Armenia's Prime Minister Nikol Pashinyan gives a speech during the talks with France's President in Yerevan on May 5, 2026.  AFP
World

Nikol Pashinyan: Drummer PM steering Armenia away from Russia

When war with Azerbaijan erupted in 2020 over the breakaway region of Karabakh, the then polished politician with a soft handshake and a bashful smile transformed almost overnight into a bellicose military leader.

AFP

YERAVANA: Armenia's drum-playing social-media-savvy leader Nikol Pashinyan, on course for re-election on Sunday, has spent years navigating a fraught balancing act between Russia and the West, drawing accusations of creeping authoritarianism while in office.

The 51-year-old ex-journalist rose to power on the back of a 2018 peaceful street revolution and has built much of his political appeal on a carefully cultivated image of accessibility.

For supporters, Pashinyan remains the same man of 2018: the maverick who walked hundreds of kilometres across Armenia to challenge a corrupt post-Soviet elite, sleeping in the open and speaking to crowds from benches, rooftops and courtyards.

"For me, the most important change that occurred is that the government and the people of Armenia love each other," he told voters during the campaign, saying Sunday's election should become "the day of victory for our love."

But, eight years on from the revolution, the mood around Pashinyan is divided.

When war with Azerbaijan erupted in 2020 over the breakaway region of Karabakh, the then polished politician with a soft handshake and a bashful smile transformed almost overnight into a bellicose military leader.

He regularly addressed the nation on television with impassioned war cries, calling on Armenians to "unite and break the enemy's backbone" and saying there can be no diplomatic solution to the conflict.

Two military defeats later, Karabakh lost and hosting 100,000 ethnic Armenian refugees, Pashinyan now portrays himself as the only man who can secure long-term peace.

The conflict also pushed him to look for new allies, loosening Armenia's dependence on traditional backer Moscow -- angering the Kremlin -- while deepening ties with the EU and the United States.

Polls suggest Pashinyan's Civil Contract party has a comfortable lead.

Authoritarian methods

Before coming to power, Pashinyan was a seasoned campaigner against the country's Russia-friendly leadership.

He spent more than a year in hiding after being accused of provoking riots following the 2008 presidential election, when 10 people died in clashes between police and supporters of the defeated opposition candidate.

He surrendered in 2009, was jailed until 2011, and then elected to parliament the next year.

Activists and analysts say Pashinyan's record in office has not been the clean-cut democratic reformer many imagined in 2018.

Critics accuse him of using the courts, police and bureaucracy to pressure his opponents -- including the powerful Armenian church.

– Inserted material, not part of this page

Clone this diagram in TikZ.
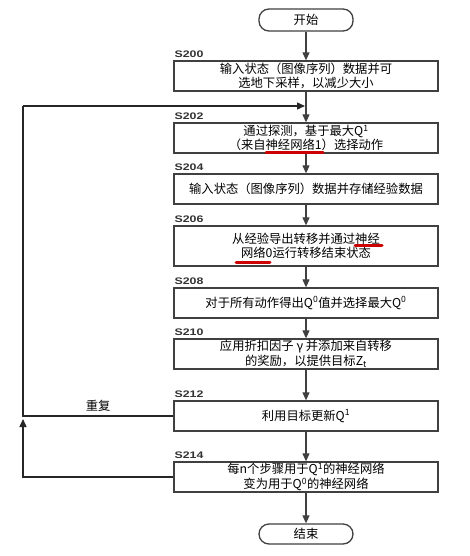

"The state of democracy in Armenia can be described as a gradual transition from populism to authoritarian methods of governance," said analyst Gevorg Pogosyan.

"The prisons are overcrowded with people persecuted for their political views," said another analyst, Vigen Hakobyan.

Pashinyan has compared opposition leaders to "mafia bosses" who "should work in penal colonies."

'I love you'

On the campaign trail, he has travelled on a bus across Armenia, stopping to greet supporters with his trademark phrase: "Hello, beloved people. So, how are you, how are things?"

Between stops, he broadcasts live from the bus, showing himself eating local snacks -- part of a constant stream of social media content aimed at showing he has not retreated behind the walls of power.

"I love all of you," he recently wrote on Instagram, celebrating that his videos -- often showing him just sitting in his office with popular music in the background -- had racked up 100 million views.

This year he formed a band, in which he plays the drums -- holding concerts in Yerevan and out in the country to loyal supporters.

In a display of performative diplomacy in May, Pashinyan picked up the sticks as visiting French President Emmanuel Macron took to the microphone to sing a power ballad by French-Armenian singer Charles Aznavour.

The made-for-TV moment was a clear sign of who Europe wants to stay in power.

Born in 1975 in the northern town of Ijevan, Pashinyan studied journalism at Yerevan State University in the first years after the collapse of the Soviet Union.

He was expelled -- he says for his political activity, though the university said for absences.

In previous campaigns, he brandished a hammer as a symbol of political confrontation.

This time, hand hearts have become his emblem.